Uno de ellos, cuando su ciudad era todavía de casas bajas y la llanura (la pampa) se extendía en el horizonte. Sus referentes eran los gauchos, los compadritos de Palermo y los poetas Evaristo Carriego y Macedonio Fernández. Estos eran amigos de su padre. Luego aparece la Bs. As. que instala el agua corriente y el alcantarillado, mientras va recibiendo a los inmigrantes europeos que llegaban a centenares en los barcos. A su regreso de Texas, su añorada Bs. As. era otra ciudad, pero además su ceguera ya le impedía apreciarla acabadamente. Entonces dice en su "Poema de los dones":  "Nadie rebaje a lágrima o reproche, esta declaración de la maestría de Dios, que con magnífica ironía me dio a la vez los libros y la noche".

Borges, curiosamente, no le canta a una Buenos Aires coronada de oro y plata, común alabanza hacia una criatura querida. Antes bien –y para ponerlo en un ejemplo— hablando de la insoportable transitoriedad de la vida, dirigiéndose a su amada Bs. As., dice "… no nos une el amor sino el espanto, será por eso que la quiero tanto…". ¡Y claro!, ¡ocurre que se refiere al lugar más psicoanalizado del planeta! ¡Entonces, los porteños lo adoran!

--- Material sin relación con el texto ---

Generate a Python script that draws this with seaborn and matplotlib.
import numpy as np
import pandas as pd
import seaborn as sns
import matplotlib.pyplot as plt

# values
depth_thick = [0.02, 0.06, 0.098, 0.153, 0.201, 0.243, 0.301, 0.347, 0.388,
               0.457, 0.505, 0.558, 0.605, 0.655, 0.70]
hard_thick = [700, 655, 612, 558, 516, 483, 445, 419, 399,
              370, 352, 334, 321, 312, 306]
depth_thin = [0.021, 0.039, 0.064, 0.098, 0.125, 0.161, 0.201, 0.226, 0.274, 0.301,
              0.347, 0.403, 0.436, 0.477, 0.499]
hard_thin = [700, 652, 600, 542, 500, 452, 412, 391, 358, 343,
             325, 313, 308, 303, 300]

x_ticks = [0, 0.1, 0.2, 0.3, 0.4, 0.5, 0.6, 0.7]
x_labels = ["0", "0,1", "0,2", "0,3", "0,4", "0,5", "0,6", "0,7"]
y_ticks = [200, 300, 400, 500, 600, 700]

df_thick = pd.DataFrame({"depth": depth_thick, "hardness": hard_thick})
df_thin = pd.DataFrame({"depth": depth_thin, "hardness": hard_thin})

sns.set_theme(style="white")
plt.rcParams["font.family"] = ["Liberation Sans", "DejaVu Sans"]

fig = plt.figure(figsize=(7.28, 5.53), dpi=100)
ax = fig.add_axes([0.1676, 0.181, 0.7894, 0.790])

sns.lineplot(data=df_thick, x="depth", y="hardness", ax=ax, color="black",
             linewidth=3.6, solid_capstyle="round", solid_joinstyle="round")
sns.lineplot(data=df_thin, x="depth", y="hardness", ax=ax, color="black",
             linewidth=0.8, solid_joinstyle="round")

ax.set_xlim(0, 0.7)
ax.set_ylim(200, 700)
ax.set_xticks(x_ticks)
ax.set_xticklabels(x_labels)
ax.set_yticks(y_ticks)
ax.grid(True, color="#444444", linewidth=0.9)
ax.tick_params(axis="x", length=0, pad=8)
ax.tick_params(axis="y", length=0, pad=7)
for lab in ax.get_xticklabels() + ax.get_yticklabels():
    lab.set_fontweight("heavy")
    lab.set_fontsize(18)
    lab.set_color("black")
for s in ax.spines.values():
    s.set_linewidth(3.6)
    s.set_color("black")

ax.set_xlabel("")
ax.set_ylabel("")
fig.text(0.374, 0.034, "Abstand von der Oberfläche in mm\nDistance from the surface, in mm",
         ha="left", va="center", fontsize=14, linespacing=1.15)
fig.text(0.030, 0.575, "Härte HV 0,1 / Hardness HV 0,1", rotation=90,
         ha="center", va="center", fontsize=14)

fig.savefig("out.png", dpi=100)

¡Pero no se inhiba el lector! ¡No es necesario saber todo esto de Borges para disfrutar intensamente de la pieza teatral Cita a ciegas! Solamente que, conociendo al escritor, nuestro placer estético se multiplica aún más.   

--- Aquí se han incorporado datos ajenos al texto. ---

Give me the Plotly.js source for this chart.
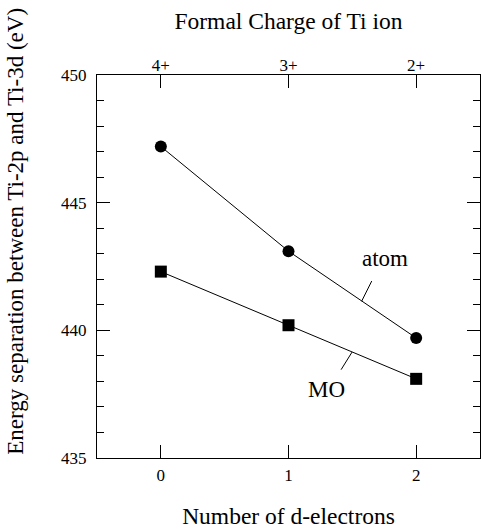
<!DOCTYPE html>
<html>
<head>
<meta charset="utf-8">
<script src="https://cdn.plot.ly/plotly-3.0.1.min.js"></script>
<style>html,body{margin:0;padding:0;background:#fff;}#chart{width:482px;height:529px;}</style>
</head>
<body>
<div id="chart"></div>
<script>
const dElectrons = [0, 1, 2];
const chargeLabels = ['4+', '3+', '2+'];
const atomValues = [447.2, 443.1, 439.7];
const moValues = [442.3, 440.2, 438.1];
const minorTicks = [436, 437, 438, 439, 441, 442, 443, 444, 446, 447, 448, 449];

const F = 'Liberation Serif';

const traces = [
  {x: dElectrons, y: atomValues, mode: 'lines+markers', type: 'scatter',
   line: {color: '#000', width: 1}, marker: {symbol: 'circle', size: 12, color: '#000'}, showlegend: false, hoverinfo: 'skip'},
  {x: dElectrons, y: moValues, mode: 'lines+markers', type: 'scatter',
   line: {color: '#000', width: 1}, marker: {symbol: 'square', size: 12, color: '#000'}, showlegend: false, hoverinfo: 'skip'},
  {x: dElectrons, y: atomValues, xaxis: 'x2', mode: 'markers', marker: {opacity: 0}, showlegend: false, hoverinfo: 'skip'},
  {x: dElectrons, y: atomValues, yaxis: 'y2', mode: 'markers', marker: {opacity: 0}, showlegend: false, hoverinfo: 'skip'}
];

const layout = {
  width: 482, height: 529,
  margin: {l: 97, r: 2, t: 75, b: 71},
  paper_bgcolor: '#fff', plot_bgcolor: '#fff',
  font: {family: F, color: '#000', size: 17},
  xaxis: {
    range: [-0.5, 2.5], tickvals: dElectrons, ticktext: dElectrons.map(String),
    ticks: 'inside', ticklen: 13, tickwidth: 1, tickcolor: '#000',
    showline: true, linecolor: '#000', linewidth: 1, mirror: true,
    showgrid: false, zeroline: false, ticklabelstandoff: 2,
    tickfont: {family: F, size: 17},
    title: {text: 'Number of d-electrons', font: {family: F, size: 23.5}, standoff: 23}
  },
  xaxis2: {
    range: [-0.5, 2.5], overlaying: 'x', side: 'top', anchor: 'y',
    tickvals: dElectrons, ticktext: chargeLabels,
    ticks: 'inside', ticklen: 13, tickwidth: 1, tickcolor: '#000',
    showline: false, showgrid: false, zeroline: false,
    tickfont: {family: F, size: 17},
    title: {text: 'Formal Charge of Ti ion', font: {family: F, size: 23.5}, standoff: 19}
  },
  yaxis: {
    range: [435, 450], tickmode: 'linear', tick0: 435, dtick: 5,
    ticks: 'inside', ticklen: 13, tickwidth: 1, tickcolor: '#000',
    showline: true, linecolor: '#000', linewidth: 1, mirror: 'ticks',
    showgrid: false, zeroline: false, ticklabelstandoff: 6,
    tickfont: {family: F, size: 17}
  },
  yaxis2: {
    range: [435, 450], overlaying: 'y', side: 'left', anchor: 'x',
    tickvals: minorTicks, showticklabels: false,
    ticks: 'inside', ticklen: 7, tickwidth: 1, tickcolor: '#000',
    showline: false, mirror: 'ticks', showgrid: false, zeroline: false
  },
  shapes: [
    {type: 'line', xref: 'x', yref: 'y', x0: 1.573, y0: 441.14, x1: 1.652, y1: 441.93, line: {color: '#000', width: 1}},
    {type: 'line', xref: 'x', yref: 'y', x0: 1.498, y0: 439.15, x1: 1.412, y1: 438.46, line: {color: '#000', width: 1}}
  ],
  annotations: [
    {x: -0.212, y: 0.593, xref: 'paper', yref: 'paper', xanchor: 'center', yanchor: 'middle', textangle: -90,
     text: 'Energy separation between Ti-2p and Ti-3d (eV)', showarrow: false, font: {family: F, size: 23}},
    {x: 1.752, y: 442.82, xref: 'x', yref: 'y', text: 'atom', showarrow: false, font: {family: F, size: 23}},
    {x: 1.297, y: 437.69, xref: 'x', yref: 'y', text: 'MO', showarrow: false, font: {family: F, size: 23}}
  ]
};

Plotly.newPlot('chart', traces, layout, {displayModeBar: false, staticPlot: true});
</script>
</body>
</html>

El auditorio paraguayo puede participar intensamente de la agudeza de las conversaciones y de los conflictos del empresario desempleado (Ilutovich); de la chica histérica que no sabe amar y que, cuanto más busca el amor, más se desilusiona (Natalia Nebbia); de la búsqueda del amor "que solo se llena con eternidad", cual es el caso del personaje de Marisa Monutti.    

No es feliz hacer comparaciones, pero haciendo una aproximación solo con el fin de ser más clara, hablar con Borges bajo un árbol gigante sería como hablar con José Luis Appleyard en un banco de la plaza uruguaya, o hablar con don Félix de Guarania o tal vez con Roque Vallejos. En la letra de estos bardos desaparecidos la gente se sigue sintiendo reflejada. Ellos son un espejo de las penurias de nuestras pasiones. Es por eso que, si alguno de ellos nos prestara su oreja (ellos ya están muertos, pero, como dice Borges, es posible que haya un mundo paralelo y sincrónico, de geometría barroca y bestias mitológicas, en donde podamos hablar sin que las barreras del tiempo nos hagan imposible el encuentro), si alguno de ellos nos prestara oreja, ¡le haríamos confesiones como ante un psicoanalista!   

¡Pero los paraguayos somos tan ingratos con nuestras figuras descollantes! ¡Al que se destaca, se busca serrucharle el piso para que esté nomás a la altura de la mediocridad de todos! ¡Es así como nos invisibilizamos unos a otros! ¡Para que nadie brille! En el caso de estos poetas nuestros, deberían ser tratados como si siguiéramos dialogando con ellos y con su herencia de apasionada  belleza. ¡Y pasión significa sufrimiento, y la belleza es un señuelo que, con sus luces, nos distrae del dolor de vivir!   

José Luis Ardissone está tan logrado en su papel que no necesita de maquillaje para hacer del escritor ciego. Marisa Monutti está cada vez más crecida como actriz y cada día más bella. Margarita Irún es tan solvente como siempre. Gustavo Ilutovich cuenta en el prólogo que los actores lo conocen como compañero y ahora dirigirlos ha resultado para él todo un desafío. ¡Y le resultó formidable!

El acierto de la puesta minimalista hace soñar con un Borges frente al restaurante La Biela del barrio de la Recoleta de Bs. As. Un lugar donde realmente se sentaba el poeta, y quien esto escribe lo buscó una vez (cuando se había ido a aquella ciudad para buscar su Verdad a través de un tratamiento psicoanalítico) y le leyó poesía paraguaya para placer y palmoteo del octogenario, ¡que iba escandiendo los versos de Ortiz Guerrero, de Delfín Chamorro y de Alejandro Guanes!   

Gustavo Ilutovich, con su vida dedicada al teatro, nos tiene que acercar más obras de sus compatriotas y de otros lugares del mundo, de tal suerte que su teatro sea una ventana para escudriñar el universo (el real y el paralelo) desde nuestra atenta butaca de madera.